Ansässig sind unter anderem das Schiedsgericht der Handelskammer Hamburg, das CEAC - Chinese European Arbitration Center -, diverse Branchenschiedsgerichte, darunter das Schiedsgericht des Vereins der Getreidehändler der Hamburger Börse e.V. und das Schiedsgericht des Deutschen Kaffeeverbandes e.V. In der Hansestadt sind auch die „Hamburger Freundschaftliche Arbitrage" oder die German Maritime Arbitration Association zu Hause. Auf der Website der ebenfalls vom Rechtsstandort Hamburg e.V. gegründeten Plattform Dispute Resolution Hamburg (www.dispute-resolution-hamburg.com) finden sich vielfältige Informationen zum Thema Streitschlichtung und den entsprechenden Angeboten Hamburgs in zehn Sprachen.
Mit der anvisierten Einführung von Commercial Courts im staatlichen deutschen Gerichtssystem neben den schon vorhandenen Schiedsgerichtsorganisationen kann ein wichtiger Beitrag zur Stärkung des Rechtsstandorts Deutschland und damit insbesondere Hamburgs als international aufgestellte Stadt im Wettbewerb auch um internationale grenzüberschreitende wirtschaftliche Streitigkeiten geleistet werden. Es ist festzustellen, dass neben den Streitschlichtungsinstrumenten wie Schiedsgerichtsbarkeit und Mediation auch und gerade eine Nachfrage nach gerichtlichen Entscheidungen besteht. Im Zuge des Brexits wird sich die Frage nach der Vollstreckbarkeit gerichtlicher Entscheidungen Londoner Gerichte im Raum der EU stellen. Das stellt eine Chance für konkurrierende Gerichtssysteme dar, gegenüber der bisherigen britischen Vorherrschaft konkurrenzfähiger zu werden. So hat auch Hamburg als einen ersten Schritt englischsprachige Spruchkörper am Landgericht für Streitigkeiten mit internationalem Bezug eingeführt und ist durch die Justizbehörde maßgeblich auf Länderebene an der Schaffung der notwendigen Voraussetzungen für die Einführung von Commercial Courts im Rahmen des staatlichen Gerichtssystems beteiligt.

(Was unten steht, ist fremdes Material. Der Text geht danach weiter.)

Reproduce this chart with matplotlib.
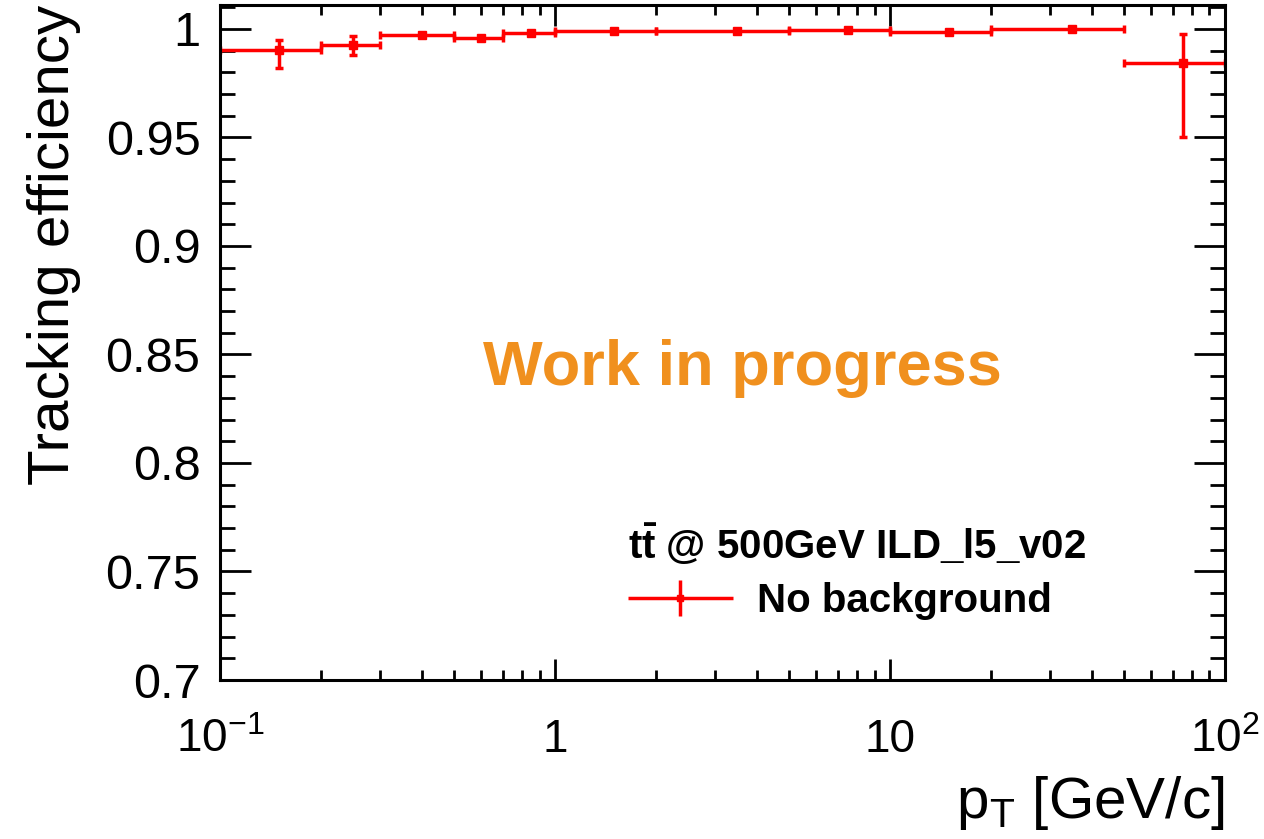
import numpy as np
import matplotlib
matplotlib.use('Agg')
import matplotlib.pyplot as plt
from matplotlib.container import ErrorbarContainer
from matplotlib.legend_handler import HandlerErrorbar
from matplotlib.ticker import FixedLocator, FixedFormatter, FuncFormatter, MultipleLocator, LogLocator, NullFormatter

plt.rcParams['font.family'] = ['Liberation Sans', 'DejaVu Sans']
plt.rcParams['mathtext.fontset'] = 'custom'
plt.rcParams['mathtext.rm'] = 'Liberation Sans'
plt.rcParams['mathtext.bf'] = 'Liberation Sans:bold'

# pT bins [GeV/c]
bin_low = [0.1, 0.2, 0.3, 0.5, 0.7, 1.0, 2.0, 5.0, 10.0, 20.0, 50.0]
bin_high = [0.2, 0.3, 0.5, 0.7, 1.0, 2.0, 5.0, 10.0, 20.0, 50.0, 100.0]
efficiency = [0.9902, 0.9928, 0.9972, 0.9959, 0.9980, 0.9991, 0.9991, 0.9997, 0.9988, 0.9999, 0.9844]
err_up = [0.0047, 0.0041, 0.0008, 0.0009, 0.0007, 0.0004, 0.0004, 0.0003, 0.0005, 0.0001, 0.0131]
err_down = [0.0083, 0.0046, 0.0008, 0.0009, 0.0007, 0.0004, 0.0004, 0.0003, 0.0005, 0.0004, 0.0344]

lo = np.array(bin_low)
hi = np.array(bin_high)
centers = (lo + hi) / 2

fig = plt.figure(figsize=(12.64, 8.39), dpi=100)
ax = fig.add_axes([0.174, 0.1895, 0.795, 0.8045])

ax.errorbar(centers, efficiency, xerr=[centers - lo, hi - centers],
            yerr=[err_down, err_up], fmt='s', color='#ff0000', ms=6,
            elinewidth=2.5, capsize=3, capthick=2.5)

# proxy for the legend entry (ROOT style: no caps)
proxy = ax.errorbar([np.nan], [np.nan], xerr=[1], yerr=[1], fmt='s', color='#ff0000',
                    ms=5, elinewidth=2.5, capsize=0, label='No background')

ax.set_xscale('log')
ax.set_xlim(0.1, 100)
ax.set_ylim(0.7, 1.011)

ax.xaxis.set_major_locator(FixedLocator([0.1, 1, 10, 100]))
ax.xaxis.set_major_formatter(FixedFormatter([r'$10^{-1}$', '1', '10', r'$10^{2}$']))
ax.xaxis.set_minor_locator(LogLocator(base=10, subs=np.arange(2, 10)))
ax.xaxis.set_minor_formatter(NullFormatter())
ax.yaxis.set_major_locator(MultipleLocator(0.05))
ax.yaxis.set_minor_locator(MultipleLocator(0.01))
ax.yaxis.set_major_formatter(FuncFormatter(lambda v, p: '%g' % round(v, 3)))

for s in ax.spines.values():
    s.set_linewidth(2.2)
ax.tick_params(which='both', direction='in', top=True, right=True, width=2)
ax.tick_params(axis='x', which='major', length=15, pad=27, labelsize=33)
ax.tick_params(axis='x', which='minor', length=7.5)
ax.tick_params(axis='y', which='major', length=22, pad=14, labelsize=35)
ax.tick_params(axis='y', which='minor', length=11)

ax.set_xlabel(r'p$_{\rm T}$ [GeV/c]', fontsize=42, loc='right', labelpad=9)
ax.set_ylabel('Tracking efficiency', fontsize=42, loc='top', labelpad=18)

ax.text(0.52, 0.462, 'Work in progress', transform=ax.transAxes, color='#f0901e',
        fontsize=45.5, fontweight='bold', ha='center', va='center')

leg = ax.legend(handles=[proxy], loc='upper left',
                bbox_to_anchor=(628 / 1264, 1 - 521 / 839), bbox_transform=fig.transFigure,
                frameon=False, borderpad=0, borderaxespad=0,
                title=r'$\mathbf{t\bar{t}}$ @ 500GeV ILD_l5_v02',
                title_fontproperties={'size': 29, 'weight': 'bold'},
                prop={'size': 29, 'weight': 'bold'}, handlelength=2.6,
                handletextpad=0.6, labelspacing=0.38,
                handler_map={ErrorbarContainer: HandlerErrorbar(xerr_size=1.3, yerr_size=0.45)})
leg._legend_box.align = 'left'

fig.savefig('out.png', dpi=100)
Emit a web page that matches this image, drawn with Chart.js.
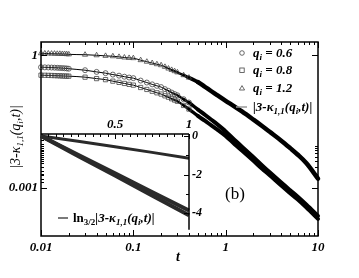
<!DOCTYPE html>
<html>
<head>
<meta charset="utf-8">
<script src="https://cdn.jsdelivr.net/npm/chart.js"></script>
<style>
body { margin: 0; background: #fff; }
#wrap { position: relative; width: 359px; height: 278px; overflow: hidden; font-family: "Liberation Serif", serif; }
canvas, svg { position: absolute; left: 0; top: 0; }
.lbl { position: absolute; white-space: nowrap; color: #000; font-weight: bold; font-style: italic; font-size: 13px; line-height: 13px; }
.lbl sub { font-size: 9px; line-height: 0; position: relative; top: 3px; vertical-align: baseline; }
.up { font-style: normal; }
</style>
</head>
<body>
<div id="wrap">
  <canvas id="main" width="359" height="278"></canvas>
  <canvas id="inset" width="185" height="125" style="left:30px;top:115px"></canvas>
  <svg width="359" height="278">
    <circle cx="242" cy="53" r="2.3" fill="none" stroke="#444" stroke-width="0.8"/>
    <rect x="239.8" y="68" width="4.4" height="4.4" fill="none" stroke="#444" stroke-width="0.8"/>
    <polygon points="242,85.6 239.4,90 244.6,90" fill="none" stroke="#444" stroke-width="0.8"/>
    <line x1="236" y1="107" x2="247" y2="107" stroke="#999" stroke-width="1.5"/>
    <line x1="58" y1="218" x2="68" y2="218" stroke="#222" stroke-width="1.2"/>
  </svg>
  <div class="lbl" style="left:253px;top:46px">q<sub>i</sub> = 0.6</div>
  <div class="lbl" style="left:253px;top:63px">q<sub>i</sub> = 0.8</div>
  <div class="lbl" style="left:253px;top:81px">q<sub>i</sub> = 1.2</div>
  <div class="lbl" style="left:253px;top:100px">|3-κ<sub>1,1</sub>(q<sub>i</sub>,t)|</div>
  <div class="lbl" style="left:73px;top:211px"><span class="up">ln</span><sub class="up">3/2</sub>|3-κ<sub>1,1</sub>(q<sub>i</sub>,t)|</div>
  <div class="lbl" style="left:225px;top:185px;font-weight:normal;font-style:normal;font-size:17px;line-height:17px">(b)</div>
  <div class="lbl" style="left:176px;top:250px;font-size:14px">t</div>
  <div class="lbl" style="left:15px;top:137px;font-weight:normal;font-size:14px;transform:translate(-50%,-50%) rotate(-90deg)">|3-κ<sub>1,1</sub>(q<sub>i</sub>,t)|</div>
</div>
<script>
// main panel: |3-k| vs t, log-log
const tTimes = [0.01, 0.011, 0.012, 0.013, 0.014, 0.015, 0.016, 0.017, 0.018, 0.019, 0.02,
  0.03, 0.04, 0.05, 0.06, 0.07, 0.08, 0.09, 0.1,
  0.12, 0.14, 0.16, 0.18, 0.2, 0.22, 0.24, 0.26, 0.28, 0.3,
  0.35, 0.4, 0.5, 0.6, 0.7, 0.8, 1,
  1.25, 1.5, 2, 2.5, 3, 4, 5, 6, 7.5, 10]
const q06 = [0.536, 0.533, 0.530, 0.527, 0.524, 0.520, 0.516, 0.512, 0.508, 0.503, 0.496,
  0.459, 0.42, 0.393, 0.365, 0.345, 0.327, 0.313, 0.303,
  0.267, 0.241, 0.219, 0.203, 0.190, 0.171, 0.156, 0.143, 0.132, 0.124,
  0.101, 0.0851, 0.0590, 0.0443, 0.0345, 0.0278, 0.0188,
  0.0120, 0.0085, 0.00487, 0.00315, 0.00222, 0.00130, 0.000873, 0.000633, 0.000411, 0.000228]
const q08 = [0.354, 0.352, 0.350, 0.348, 0.346, 0.344, 0.342, 0.340, 0.338, 0.337, 0.336,
  0.319, 0.296, 0.280, 0.259, 0.243, 0.230, 0.219, 0.2105,
  0.186, 0.168, 0.153, 0.141, 0.132, 0.1205, 0.112, 0.1035, 0.0966, 0.0908,
  0.0729, 0.0604, 0.0421, 0.0325, 0.0257, 0.0212, 0.0149,
  0.00962, 0.0069, 0.00404, 0.00265, 0.0019, 0.00111, 0.000747, 0.000542, 0.000352, 0.000195]
const q12 = [1.11, 1.10, 1.10, 1.09, 1.09, 1.08, 1.08, 1.07, 1.07, 1.06, 1.05,
  1.03, 1.00, 0.97, 0.95, 0.92, 0.89, 0.87, 0.86,
  0.775, 0.714, 0.667, 0.627, 0.595, 0.546, 0.50, 0.466, 0.436, 0.41,
  0.354, 0.311, 0.247, 0.191, 0.153, 0.127, 0.093,
  0.0689, 0.0534, 0.0347, 0.0246, 0.0184, 0.0116, 0.00785, 0.00564, 0.00357, 0.0016]
const xTickValues = [0.01, 0.1, 1, 10]
const yTickValues = [0.001, 1]

// inset: ln_{3/2}|3-k| vs t, linear
const insetT = [0, 0.25, 0.5, 0.75, 1]
const lnQ06 = [0, -0.97, -1.93, -2.9, -3.85]
const lnQ08 = [0, -1.03, -2.05, -3.08, -4.1]
const lnQ12 = [0, -0.28, -0.56, -0.85, -1.15]
const insetXTicks = [0.5, 1]
const insetYTicks = [0, -2, -4]

const tickFont = { family: '"Liberation Serif", serif', size: 13, weight: 'bold', style: 'italic' }

const pts = (xs, ys) => xs.map((x, i) => ({ x: x, y: ys[i] }))

// markers pile up at large t in the original, so there it is just a thick black band
const band = w => ctx => {
  const t = ctx.p0.parsed.x
  if (t < 0.2) return 1
  if (t < 0.45) return 1 + (w - 1) * (t - 0.2) / 0.25
  return w
}

const series = (data, style, r, w) => ({
  data: data,
  showLine: true,
  borderColor: '#000',
  borderWidth: 1,
  borderCapStyle: 'round',
  borderJoinStyle: 'round',
  cubicInterpolationMode: 'monotone',
  segment: { borderWidth: band(w) },
  pointStyle: style,
  pointRadius: ctx => (ctx.raw && ctx.raw.x > 0.45 ? 0 : r),
  pointBorderWidth: 0.8,
  pointBorderColor: '#444',
  pointBackgroundColor: 'rgba(255,255,255,0)',
  clip: 5
})

function line(ctx, x1, y1, x2, y2) {
  ctx.beginPath()
  ctx.moveTo(x1, y1)
  ctx.lineTo(x2, y2)
  ctx.stroke()
}

const mainFrame = {
  id: 'mainFrame',
  afterDraw(chart) {
    const { ctx, chartArea: a, scales: { x, y } } = chart
    ctx.save()
    ctx.strokeStyle = '#000'
    ctx.lineWidth = 1
    for (let d = -2; d <= 1; d++) {
      for (let m = 1; m < 10; m++) {
        const v = m * Math.pow(10, d)
        if (v > 10.001) break
        const px = Math.round(x.getPixelForValue(v)) + 0.5
        const len = m === 1 ? 6 : 3
        line(ctx, px, a.bottom, px, a.bottom - len)
        line(ctx, px, a.top, px, a.top + len)
      }
    }
    yTickValues.forEach(v => {
      const py = Math.round(y.getPixelForValue(v)) + 0.5
      line(ctx, a.left, py, a.left + 6, py)
      line(ctx, a.right, py, a.right - 6, py)
    })
    for (let m = 2; m < 10; m++) {
      const py = Math.round(y.getPixelForValue(m * 0.001)) + 0.5
      line(ctx, a.left, py, a.left + 3, py)
      line(ctx, a.right, py, a.right - 3, py)
    }
    ctx.lineWidth = 1.5
    ctx.strokeRect(a.left, a.top, a.right - a.left, a.bottom - a.top)
    ctx.restore()
  }
}

new Chart(document.getElementById('main'), {
  type: 'scatter',
  data: {
    datasets: [
      series(pts(tTimes, q06), 'circle', 2.5, 4),
      series(pts(tTimes, q08), 'rect', 3, 4),
      series(pts(tTimes, q12), 'triangle', 3, 4.5)
    ]
  },
  options: {
    responsive: false,
    animation: false,
    devicePixelRatio: 1,
    layout: { padding: { left: 0, top: 42, right: 41, bottom: 0 } },
    plugins: { legend: { display: false }, tooltip: { enabled: false } },
    scales: {
      x: {
        type: 'logarithmic', min: 0.01, max: 10,
        grid: { display: false, drawTicks: false }, border: { display: false },
        afterBuildTicks: s => { s.ticks = xTickValues.map(v => ({ value: v })) },
        afterFit: s => { s.height = 42 },
        ticks: { color: '#000', font: tickFont, padding: 4, autoSkip: false, maxRotation: 0, callback: v => String(v) }
      },
      y: {
        type: 'logarithmic', min: 8e-5, max: 2,
        grid: { display: false, drawTicks: false }, border: { display: false },
        afterBuildTicks: s => { s.ticks = yTickValues.map(v => ({ value: v })) },
        afterFit: s => { s.width = 41 },
        ticks: { color: '#000', font: tickFont, padding: 3, autoSkip: false, callback: v => String(v) }
      }
    }
  },
  plugins: [mainFrame]
})

const insetFrame = {
  id: 'insetFrame',
  afterDraw(chart) {
    const { ctx, chartArea: a, scales: { x, y } } = chart
    ctx.save()
    ctx.strokeStyle = '#000'
    ctx.lineWidth = 1
    for (let i = 1; i <= 20; i++) {
      const v = i * 0.05
      const px = Math.round(x.getPixelForValue(v)) + 0.5
      line(ctx, px, a.top, px, a.top + (i % 10 === 0 ? 5 : 3))
    }
    for (let v = 0; v >= -4; v--) {
      const py = Math.round(y.getPixelForValue(v)) + 0.5
      line(ctx, a.right, py, a.right - (v % 2 === 0 ? 5 : 3), py)
    }
    for (let i = 1; i <= 12; i++) {
      const py = Math.round(y.getPixelForValue(-0.2 * i)) + 0.5
      line(ctx, a.left, py, a.left + 3, py)
    }
    ctx.lineWidth = 1.5
    line(ctx, a.left, a.top, a.right, a.top)
    line(ctx, a.right, a.top, a.right, a.bottom)
    ctx.restore()
  }
}

const insetLine = (data, w) => ({
  data: data,
  showLine: true,
  borderColor: '#2a2a2a',
  borderWidth: w,
  pointRadius: 0,
  clip: 6
})

new Chart(document.getElementById('inset'), {
  type: 'scatter',
  data: {
    datasets: [
      insetLine(pts(insetT, lnQ06), 4),
      insetLine(pts(insetT, lnQ08), 4),
      insetLine(pts(insetT, lnQ12), 3)
    ]
  },
  options: {
    responsive: false,
    animation: false,
    devicePixelRatio: 1,
    layout: { padding: { left: 11, top: 0, right: 0, bottom: 4 } },
    plugins: { legend: { display: false }, tooltip: { enabled: false } },
    scales: {
      x: {
        type: 'linear', position: 'top', min: 0, max: 1,
        grid: { display: false, drawTicks: false }, border: { display: false },
        afterBuildTicks: s => { s.ticks = insetXTicks.map(v => ({ value: v })) },
        afterFit: s => { s.height = 19 },
        ticks: { color: '#000', font: tickFont, padding: 2, autoSkip: false, maxRotation: 0, callback: v => String(v) }
      },
      y: {
        type: 'linear', position: 'right', min: -4.85, max: 0.1,
        grid: { display: false, drawTicks: false }, border: { display: false },
        afterBuildTicks: s => { s.ticks = insetYTicks.map(v => ({ value: v })) },
        afterFit: s => { s.width = 26 },
        ticks: { color: '#000', font: { ...tickFont, size: 12 }, padding: 3, autoSkip: false, callback: v => String(v) }
      }
    }
  },
  plugins: [insetFrame]
})
</script>
</body>
</html>
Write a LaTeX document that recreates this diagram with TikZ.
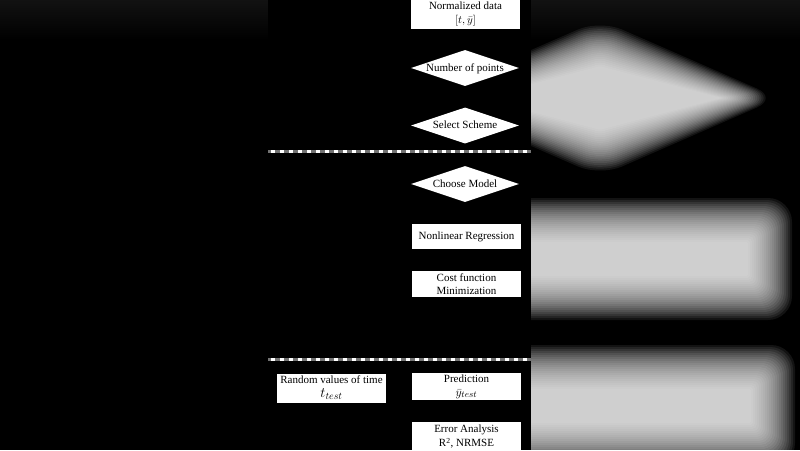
\documentclass[tikz,border=0pt]{standalone}
\usepackage{fontspec}
\setmainfont{Liberation Serif}
\usetikzlibrary{shapes.geometric}

\tikzset{
  procbox/.style={rectangle, fill=white, text=black, inner sep=1pt, align=center,
    minimum width=109pt, font=\fontsize{11}{14}\selectfont},
  choice/.style={diamond, fill=white, text=black, inner sep=0pt, aspect=3,
    text height=7pt, text depth=1pt, minimum width=108pt, minimum height=36pt,
    font=\fontsize{11}{13}\selectfont},
  blurlayer/.style={fill=white, fill opacity=.075},
  sepline/.style={line width=3pt, white!45!black},
  sepdash/.style={line width=3pt, white, dash pattern=on 4pt off 5pt, dash phase=-3pt},
}

\begin{document}
\begin{tikzpicture}[x=1pt,y=-1pt]
\useasboundingbox (0,0) rectangle (800,450);
\fill[black] (0,0) rectangle (800,450);

% blurred copy behind the panel
\shade[top color=white!7!black, bottom color=black] (0,0) rectangle (800,40);
\foreach \d in {-22,-20,...,22} {
  \pgfmathsetmacro{\rc}{max(1,(\d+26)/2)}
  \pgfmathsetmacro{\hw}{150+1.3*\d}
  \pgfmathsetmacro{\hh}{55+1.05*\d}
  \pgfmathsetmacro{\xl}{435-\d}
  \pgfmathsetmacro{\xr}{770+\d}
  \pgfmathsetmacro{\xk}{437-\d}
  \pgfmathsetmacro{\xs}{773+\d}
  \pgfmathsetmacro{\ya}{220-\d}
  \pgfmathsetmacro{\yb}{298+\d}
  \pgfmathsetmacro{\yc}{367-\d}
  \pgfmathsetmacro{\yd}{445+\d}
  \fill[blurlayer, rounded corners=\rc pt] (600-\hw,98) -- (600,98-\hh)
    -- (600+\hw,98) -- (600,98+\hh) -- cycle;
  \fill[blurlayer, rounded corners=\rc pt] (\xl,\ya) rectangle (\xr,\yb);
  \fill[blurlayer, rounded corners=\rc pt] (\xk,\yc) rectangle (\xs,\yd);
}

% panel
\fill[black] (268,0) rectangle (531,450);

\node[procbox, minimum height=29pt] (normdata) at (465.5,14.5) {Normalized data\\$[t,\bar{y}]$};
\node[choice] (npoints) at (465,68) {Number of points};
\node[choice] (scheme) at (465,125.5) {Select Scheme};

\coordinate (sepAw) at (268,151);
\coordinate (sepAe) at (531,151);
\draw[sepline] (sepAw) -- (sepAe);
\draw[sepdash] (sepAw) -- (sepAe);

\node[choice] (model) at (465,184) {Choose Model};
\node[procbox, minimum height=25pt] (nlreg) at (466.5,236.5) {Nonlinear Regression};
\node[procbox, minimum height=26pt, font=\fontsize{11}{13}\selectfont] (costfn) at (466.5,284) {Cost function\\Minimization};

\coordinate (sepBw) at (268,359);
\coordinate (sepBe) at (531,359);
\draw[sepline] (sepBw) -- (sepBe);
\draw[sepdash] (sepBw) -- (sepBe);

\node[procbox, minimum height=29pt] (randt) at (331.5,388) {Random values of time\\{\fontsize{14}{14}\selectfont $t_{test}$}};
\node[procbox, minimum height=27pt] (predict) at (466.5,386.5) {Prediction\\{\fontsize{13}{13}\selectfont $\bar{y}_{test}$}};
\node[procbox, minimum height=30pt] (erran) at (466.5,437) {Error Analysis\\R\textsuperscript{2}, NRMSE};

\end{tikzpicture}
\end{document}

Deutschland ist mit der bereits vorhandenen Infrastruktur des Rechtssystems bestens ausgestattet, um anderen Ländern Konkurrenz in Bezug auf die Gründung eines internationalen Schiedsstandorts zu machen und die sich aus dem Brexit ergebenden Chancen zu nutzen. Im internationalen Vergleich kann Deutschland insbesondere mit der hervorragenden Ausbildung der Richterschaft, der Unabhängigkeit und Akzeptanz der Richterinnen und Richter, der guten Kalkulierbarkeit des Prozessrisikos, geringen Verfahrenskosten und einem effizienten Verfahrensablauf punkten. Auch die Lage der Bundesrepublik im Zentrum Europas sowie die gute Verkehrsinfrastruktur fördern den Gerichtsstandort Deutschland.